Knezevic: Das Prinzip der Selbstbestimmtheit sollte auch beim Homeoffices im Vordergrund stehen – alles, was Pflicht ist, nimmt Freiheit und Freude.

medianet: Wie nachhaltig wird sich das Homeoffice etablieren?
Knezevic: Vor allem Remote Work dürfte sich durchgesetzt haben, und eine Umstellung auf ein Szenario wie es vor der Krise war, ist kaum vorstellbar. Ich bin überzeugt, dass sich ein hybrides Modell durchsetzt. Das bedeutet: Konzentriertes und produktives Arbeiten im Homeoffice – soziale Kontakte und persönlicher Austausch am Arbeitsplatz. Diese bessere Verteilung macht uns und unseren Arbeitsalltag schöpferischer und leistungsfähiger. Dadurch haben Effektivität und Produktivität in der Krise durch Selbstbestimmtheit eine neue Bedeutung erlangt. Was wir auch sehen, ist, dass durch die gesteigerte Produktivität auch die Arbeitszeit neu definiert bzw. diskutiert wird.

medianet:
Homeoffice heißt aber nicht nur, dass daheim statt im Büro gearbeitet wird.
Knezevic: Remote Work verlangt nach Remote-Führung und dazu braucht es ein neues Führungsverständnis. Führungskräfte sollten die Motivatoren sein, die Mitarbeiter wiederum kontrollieren und disziplinieren sich selbst.
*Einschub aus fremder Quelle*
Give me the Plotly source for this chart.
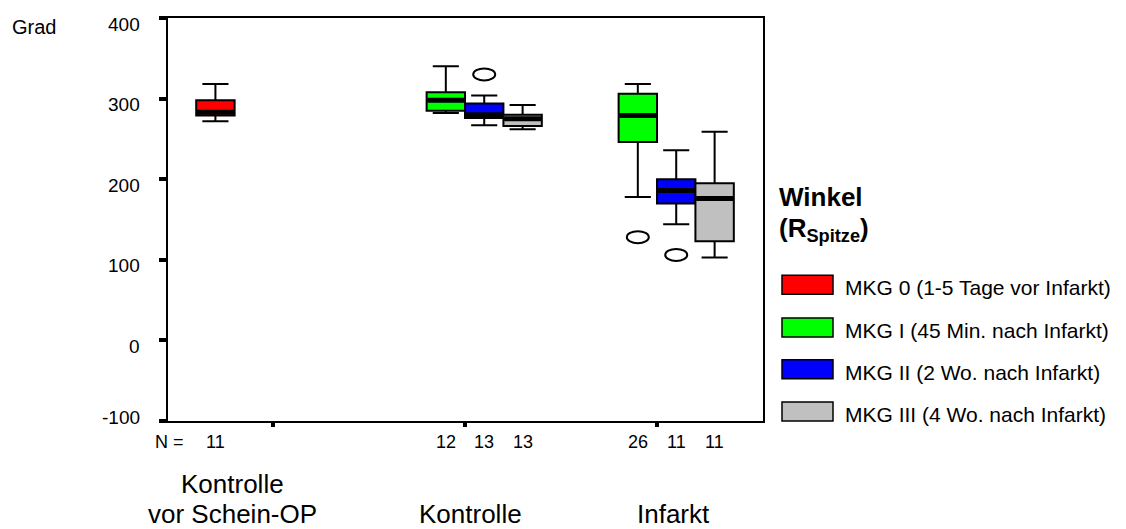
import plotly.graph_objects as go

# ---------------- data ----------------
categories = ["Kontrolle<br>vor Schein-OP", "Kontrolle", "Infarkt"]
series = ["MKG 0 (1-5 Tage vor Infarkt)", "MKG I (45 Min. nach Infarkt)",
          "MKG II (2 Wo. nach Infarkt)", "MKG III (4 Wo. nach Infarkt)"]

# per series: category index, N, whisker low, q1, median, q3, whisker high
mkg0_cat = [0]
mkg0_n = [11]
mkg0_low = [272]
mkg0_q1 = [279]
mkg0_med = [283]
mkg0_q3 = [298]
mkg0_high = [318]

mkg1_cat = [1, 2]
mkg1_n = [12, 26]
mkg1_low = [282, 178]
mkg1_q1 = [285, 246]
mkg1_med = [298, 279]
mkg1_q3 = [308, 306]
mkg1_high = [340, 318]

mkg2_cat = [1, 2]
mkg2_n = [13, 11]
mkg2_low = [267, 144]
mkg2_q1 = [276, 170]
mkg2_med = [280, 186]
mkg2_q3 = [294, 200]
mkg2_high = [304, 236]

mkg3_cat = [1, 2]
mkg3_n = [13, 11]
mkg3_low = [262, 103]
mkg3_q1 = [266, 123]
mkg3_med = [275, 176]
mkg3_q3 = [280, 195]
mkg3_high = [292, 259]

# outliers: (series index, category index, value)
outlier_series = [2, 1, 2]
outlier_cat = [1, 2, 2]
outlier_val = [330, 128, 106]

y_ticks = [-100, 0, 100, 200, 300, 400]

# ---------------- styling / layout ----------------
colors = ["#FF0000", "#00FF00", "#0000FF", "#C0C0C0"]
slot_offset = [-0.3, -0.1, 0.1, 0.3]
box_w = 0.2
FONT = "Liberation Sans, Arial, sans-serif"

W, H = 1126, 529
OFF = 8  # page body margin
# plot frame in screen pixels
SL, SR, ST, SB = 168, 763, 16, 421
L, R, T, B = SL - OFF, SR - OFF, ST - OFF, SB - OFF


def pxx(p):
    return (p - OFF - L) / (R - L)


def pxy(p):
    return (B - (p - OFF)) / (B - T)


data = [
    (mkg0_cat, mkg0_n, mkg0_low, mkg0_q1, mkg0_med, mkg0_q3, mkg0_high),
    (mkg1_cat, mkg1_n, mkg1_low, mkg1_q1, mkg1_med, mkg1_q3, mkg1_high),
    (mkg2_cat, mkg2_n, mkg2_low, mkg2_q1, mkg2_med, mkg2_q3, mkg2_high),
    (mkg3_cat, mkg3_n, mkg3_low, mkg3_q1, mkg3_med, mkg3_q3, mkg3_high),
]

fig = go.Figure()
annotations = []
shapes = []

for s, (cat, n, lo, q1, med, q3, hi) in enumerate(data):
    xs = [c + slot_offset[s] for c in cat]
    fig.add_trace(go.Box(
        x=xs, q1=q1, median=med, q3=q3, lowerfence=lo, upperfence=hi,
        width=box_w, whiskerwidth=0.68, fillcolor=colors[s],
        line=dict(color="black", width=2), boxpoints=False,
        name=series[s], showlegend=False, hoverinfo="skip"))
    # thick median line
    fig.add_trace(go.Box(
        x=xs, q1=med, median=med, q3=med, lowerfence=med, upperfence=med,
        width=box_w * 0.96, whiskerwidth=0, fillcolor="black",
        line=dict(color="black", width=5), boxpoints=False,
        showlegend=False, hoverinfo="skip"))
    for xv, nv in zip(xs, n):
        annotations.append(dict(x=xv, y=pxy(442), xref="x", yref="paper",
                                text=str(nv), showarrow=False,
                                font=dict(size=18, color="black", family=FONT),
                                xanchor="center", yanchor="middle"))

# outliers as small ellipses
for s, c, v in zip(outlier_series, outlier_cat, outlier_val):
    shapes.append(dict(type="circle", xref="x", yref="y",
                       xsizemode="pixel", ysizemode="pixel",
                       xanchor=c + slot_offset[s], yanchor=v,
                       x0=-11, x1=11, y0=-6, y1=6,
                       line=dict(color="black", width=2), fillcolor="white"))

# y tick labels (SPSS style: sitting just below each tick, last one kept inside)
for i, v in enumerate(y_ticks):
    annotations.append(dict(x=pxx(142), y=v, xref="paper", yref="y",
                            text=str(v), showarrow=False, xanchor="right", yanchor="middle",
                            yshift=(4 if i == 0 else -6),
                            font=dict(size=19, color="black", family=FONT)))

# N =
annotations.append(dict(x=pxx(186), y=pxy(442), xref="paper", yref="paper",
                        text="N =", showarrow=False, xanchor="right", yanchor="middle",
                        font=dict(size=18, color="black", family=FONT)))

# category labels (bottom aligned, one annotation per line)
cat_px = [232, 470, 673]
for cx, lab in zip(cat_px, categories):
    lines = lab.split("<br>")
    for k, line in enumerate(reversed(lines)):
        annotations.append(dict(x=pxx(cx), y=pxy(514.5 - 30.5 * k), xref="paper", yref="paper",
                                text=line, showarrow=False, xanchor="center", yanchor="middle",
                                font=dict(size=26, color="black", family=FONT)))

# y-axis title
annotations.append(dict(x=pxx(10), y=pxy(25), xref="paper", yref="paper",
                        text="Grad", showarrow=False, xanchor="left", yanchor="middle",
                        font=dict(size=20, color="black", family=FONT)))

# legend title
annotations.append(dict(x=pxx(777), y=pxy(196), xref="paper", yref="paper",
                        text="<b>Winkel</b>", showarrow=False,
                        xanchor="left", yanchor="middle", align="left",
                        font=dict(size=26, color="black", family=FONT)))
annotations.append(dict(x=pxx(777), y=pxy(229), xref="paper", yref="paper",
                        text="<b>(R<sub>Spitze</sub>)</b>", showarrow=False,
                        xanchor="left", yanchor="middle", align="left",
                        font=dict(size=26, color="black", family=FONT)))

# legend items
row_y = [284, 327, 369, 411.5]
for s in range(4):
    shapes.append(dict(type="rect", xref="paper", yref="paper",
                       x0=pxx(782), x1=pxx(833), y0=pxy(row_y[s] - 9.5), y1=pxy(row_y[s] + 9.5),
                       line=dict(color="black", width=1.5), fillcolor=colors[s]))
    annotations.append(dict(x=pxx(843), y=pxy(row_y[s] + 3), xref="paper", yref="paper",
                            text=series[s], showarrow=False, xanchor="left", yanchor="middle",
                            font=dict(size=21, color="black", family=FONT)))

fig.update_layout(
    width=W, height=H,
    margin=dict(l=L, r=W - R, t=T, b=H - B, pad=0),
    paper_bgcolor="white", plot_bgcolor="white",
    boxmode="overlay",
    showlegend=False,
    annotations=annotations, shapes=shapes,
    font=dict(family=FONT, color="black"),
)
fig.update_xaxes(range=[-0.547, 2.552], tickvals=[0, 1, 2], showticklabels=False,
                 ticks="outside", ticklen=4, tickwidth=4, tickcolor="black",
                 showline=True, linecolor="black", linewidth=2, mirror=True,
                 showgrid=False, zeroline=False)
fig.update_yaxes(range=[-100, 400], tickvals=y_ticks, showticklabels=False,
                 ticks="outside", ticklen=7, tickwidth=4, tickcolor="black",
                 showline=True, linecolor="black", linewidth=2, mirror=True,
                 showgrid=False, zeroline=False)

fig.write_html("out.html")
Aufgabe der Führungskräfte ist es, Nähe trotz Distanz sowie gute Mitarbeitererfahrungen zu schaffen, um die besten Mitarbeiter zu bekommen, zu halten und zu inspirieren.

medianet:
Stichwort Recruiting: Welchen Einfluss hat der durch Corona ausgelöste Digitalisierungsschub?
Knezevic: im HR-Bereich sind digitalisierte Prozesse wichtig, um beispielsweise die Time-to-Hire zu verkürzen und um im Wettbewerb um die besten Kandidaten mithalten zu können. Die Digitalisierung bietet die große Chance, zeitintensive Prozesse zu automatisieren, und HR-Manager können sich dadurch wieder auf ihre Kernkompetenz konzentrieren: Gespräche mit geeigneten, vorselektierten Kandidaten führen und schlussendlich Entscheidungen treffen. Am Ende des Tages sprechen wir auch beim Recruiting von einem hybriden Modell.
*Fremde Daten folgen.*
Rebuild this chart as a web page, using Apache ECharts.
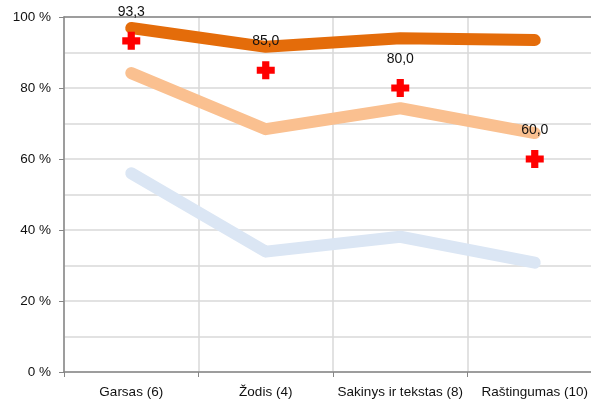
<!DOCTYPE html>
<html>
<head>
<meta charset="utf-8">
<script src="https://cdn.jsdelivr.net/npm/echarts@6/dist/echarts.min.js"></script>
<style>
    html, body { margin: 0; padding: 0; background: #fff; }
    #main { width: 591px; height: 401px; }
</style>
</head>
<body>
<div id="main"></div>
<script>
    // kategorijos ir reikšmės (procentais)
    var categories = ['Garsas (6)', 'Žodis (4)', 'Sakinys ir tekstas (8)', 'Raštingumas (10)'];
    var darkOrange = [96.9, 91.6, 94.0, 93.5];
    var lightOrange = [84.2, 68.4, 74.3, 67.3];
    var lightBlue = [56.0, 33.9, 38.1, 30.8];
    var crosses = [93.3, 85.0, 80.0, 60.0];

    var crossPath = 'path://M3,0 L7,0 L7,3 L10,3 L10,7 L7,7 L7,10 L3,10 L3,7 L0,7 L0,3 L3,3 Z';
    var font = 'Liberation Sans';

    var myChart = echarts.init(document.getElementById('main'));

    function thickLine(name, color, data) {
        return {
            name: name,
            type: 'line',
            symbol: 'none',
            lineStyle: { color: color, width: 12, cap: 'round', join: 'round' },
            data: data
        };
    }

    var option = {
        animation: false,
        grid: { left: 64, top: 17, bottom: 29, width: 538, containLabel: false, outerBoundsMode: 'none' },
        xAxis: [{
            type: 'category',
            data: categories,
            boundaryGap: true,
            axisLine: { lineStyle: { color: '#868686', width: 1.5 } },
            axisTick: { show: true, interval: 0, length: 5, lineStyle: { color: '#868686' } },
            axisLabel: { interval: 0, color: '#111', fontFamily: font, fontSize: 13.5, margin: 13 },
            splitLine: { show: true, interval: 0, lineStyle: { color: '#d9d9d9', width: 1.5 } }
        }, {
            type: 'category',
            position: 'top',
            data: categories,
            axisLine: { lineStyle: { color: '#868686', width: 1.5 } },
            axisTick: { show: false },
            axisLabel: { show: false }
        }],
        yAxis: {
            type: 'value',
            min: 0,
            max: 100,
            interval: 20,
            axisLine: { show: true, lineStyle: { color: '#868686', width: 1.5 } },
            axisTick: { show: true, length: 5, lineStyle: { color: '#868686' } },
            axisLabel: {
                color: '#111', fontFamily: font, fontSize: 13.5, margin: 13,
                formatter: function (v) { return v + ' %'; }
            },
            splitLine: { show: true, lineStyle: { color: '#d9d9d9', width: 1.5 } },
            minorTick: { show: false, splitNumber: 2 },
            minorSplitLine: { show: true, lineStyle: { color: '#d9d9d9', width: 1.5 } }
        },
        series: [
            thickLine('lb', '#dbe6f4', lightBlue),
            thickLine('lo', '#fac090', lightOrange),
            thickLine('do', '#e46c0a', darkOrange),
            {
                name: 'cross',
                type: 'line',
                lineStyle: { opacity: 0 },
                symbol: crossPath,
                symbolSize: 18,
                itemStyle: { color: '#ff0000' },
                z: 5,
                label: {
                    show: true,
                    position: 'top',
                    distance: 13,
                    color: '#111',
                    fontFamily: font,
                    fontSize: 14,
                    formatter: function (p) { return p.value.toFixed(1).replace('.', ','); }
                },
                data: crosses
            }
        ]
    };
    myChart.setOption(option);
</script>
</body>
</html>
medianet: Für Unternehmen, die in Sachen Digitalisierung vielleicht noch nicht so fit sind, hat Xing ein neues Tool gelauncht.
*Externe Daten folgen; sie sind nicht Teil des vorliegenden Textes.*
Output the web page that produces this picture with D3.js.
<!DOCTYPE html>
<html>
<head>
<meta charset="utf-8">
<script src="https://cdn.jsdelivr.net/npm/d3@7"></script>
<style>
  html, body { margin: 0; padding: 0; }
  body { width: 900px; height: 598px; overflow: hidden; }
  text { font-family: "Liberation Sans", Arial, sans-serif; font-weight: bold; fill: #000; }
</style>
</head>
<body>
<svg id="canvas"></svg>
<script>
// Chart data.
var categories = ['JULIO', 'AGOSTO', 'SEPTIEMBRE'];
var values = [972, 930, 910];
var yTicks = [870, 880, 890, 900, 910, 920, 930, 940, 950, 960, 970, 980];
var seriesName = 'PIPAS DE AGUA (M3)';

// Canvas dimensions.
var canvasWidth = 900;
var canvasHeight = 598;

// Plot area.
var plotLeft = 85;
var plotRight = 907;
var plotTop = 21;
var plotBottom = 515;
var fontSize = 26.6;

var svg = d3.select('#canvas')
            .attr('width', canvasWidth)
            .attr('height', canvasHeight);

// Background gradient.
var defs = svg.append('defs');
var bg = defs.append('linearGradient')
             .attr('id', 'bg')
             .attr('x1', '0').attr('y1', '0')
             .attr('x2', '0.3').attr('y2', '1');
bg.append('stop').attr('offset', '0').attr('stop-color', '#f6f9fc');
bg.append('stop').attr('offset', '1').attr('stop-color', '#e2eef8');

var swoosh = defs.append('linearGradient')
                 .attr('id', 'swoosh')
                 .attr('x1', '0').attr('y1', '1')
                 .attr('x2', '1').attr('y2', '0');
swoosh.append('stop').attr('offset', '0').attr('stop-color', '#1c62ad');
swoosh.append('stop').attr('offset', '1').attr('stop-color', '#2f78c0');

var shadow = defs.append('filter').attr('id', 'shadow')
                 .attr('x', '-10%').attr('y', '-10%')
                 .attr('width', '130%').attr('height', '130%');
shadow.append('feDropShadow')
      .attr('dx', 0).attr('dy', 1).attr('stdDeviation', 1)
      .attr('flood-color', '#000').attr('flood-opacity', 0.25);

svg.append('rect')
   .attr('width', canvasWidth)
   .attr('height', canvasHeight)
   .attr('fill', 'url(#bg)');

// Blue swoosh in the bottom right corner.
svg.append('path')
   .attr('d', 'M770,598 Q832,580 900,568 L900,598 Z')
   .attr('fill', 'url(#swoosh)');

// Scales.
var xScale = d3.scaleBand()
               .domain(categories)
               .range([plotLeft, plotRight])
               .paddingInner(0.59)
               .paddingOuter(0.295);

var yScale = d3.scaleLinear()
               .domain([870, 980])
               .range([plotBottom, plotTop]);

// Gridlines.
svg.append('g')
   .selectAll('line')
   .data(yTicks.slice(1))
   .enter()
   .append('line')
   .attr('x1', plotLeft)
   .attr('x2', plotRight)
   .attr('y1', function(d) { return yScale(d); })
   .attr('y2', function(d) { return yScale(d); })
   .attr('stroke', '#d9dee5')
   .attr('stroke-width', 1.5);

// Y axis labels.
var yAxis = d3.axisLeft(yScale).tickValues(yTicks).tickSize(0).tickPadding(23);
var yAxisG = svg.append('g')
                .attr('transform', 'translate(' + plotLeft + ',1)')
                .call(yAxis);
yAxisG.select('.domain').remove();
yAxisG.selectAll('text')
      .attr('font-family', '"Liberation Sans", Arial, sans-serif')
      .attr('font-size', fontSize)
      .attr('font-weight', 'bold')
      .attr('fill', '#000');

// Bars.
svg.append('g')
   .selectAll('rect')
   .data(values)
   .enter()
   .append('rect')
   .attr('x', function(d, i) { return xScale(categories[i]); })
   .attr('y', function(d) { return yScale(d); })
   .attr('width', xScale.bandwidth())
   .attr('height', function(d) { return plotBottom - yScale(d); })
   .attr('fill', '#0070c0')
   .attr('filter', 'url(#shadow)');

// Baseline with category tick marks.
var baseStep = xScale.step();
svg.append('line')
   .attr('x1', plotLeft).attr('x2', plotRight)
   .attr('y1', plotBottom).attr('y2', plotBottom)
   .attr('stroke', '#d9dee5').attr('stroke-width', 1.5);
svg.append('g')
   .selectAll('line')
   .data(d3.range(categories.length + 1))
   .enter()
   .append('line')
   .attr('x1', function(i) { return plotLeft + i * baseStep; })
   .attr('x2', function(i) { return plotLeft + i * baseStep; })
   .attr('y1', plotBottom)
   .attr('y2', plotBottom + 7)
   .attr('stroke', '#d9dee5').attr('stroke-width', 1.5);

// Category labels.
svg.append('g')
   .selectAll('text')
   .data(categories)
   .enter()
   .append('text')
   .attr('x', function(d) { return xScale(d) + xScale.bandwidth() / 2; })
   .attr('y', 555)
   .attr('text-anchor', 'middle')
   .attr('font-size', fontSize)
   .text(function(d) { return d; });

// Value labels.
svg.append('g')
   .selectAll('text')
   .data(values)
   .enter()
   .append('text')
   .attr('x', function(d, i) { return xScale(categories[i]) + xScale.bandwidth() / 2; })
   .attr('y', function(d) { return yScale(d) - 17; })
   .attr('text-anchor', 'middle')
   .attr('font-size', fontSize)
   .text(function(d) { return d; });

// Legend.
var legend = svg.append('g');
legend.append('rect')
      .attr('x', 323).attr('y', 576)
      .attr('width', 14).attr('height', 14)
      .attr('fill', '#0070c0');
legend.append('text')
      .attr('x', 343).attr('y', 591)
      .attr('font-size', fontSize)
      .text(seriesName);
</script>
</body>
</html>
Knezevic: Mit dem Xing TalentService betreten wir Neuland und nehmen Unternehmen die E-Recruiting-Prozesse ab, die sie nicht immer selbst bewältigen können. Unser Ziel ist es, eine Brücke zu schlagen, um das volle Potenzial von E-Recruiting allen Unternehmen zugänglich zu machen, unabhängig von ihrem Digitalisierungsgrad.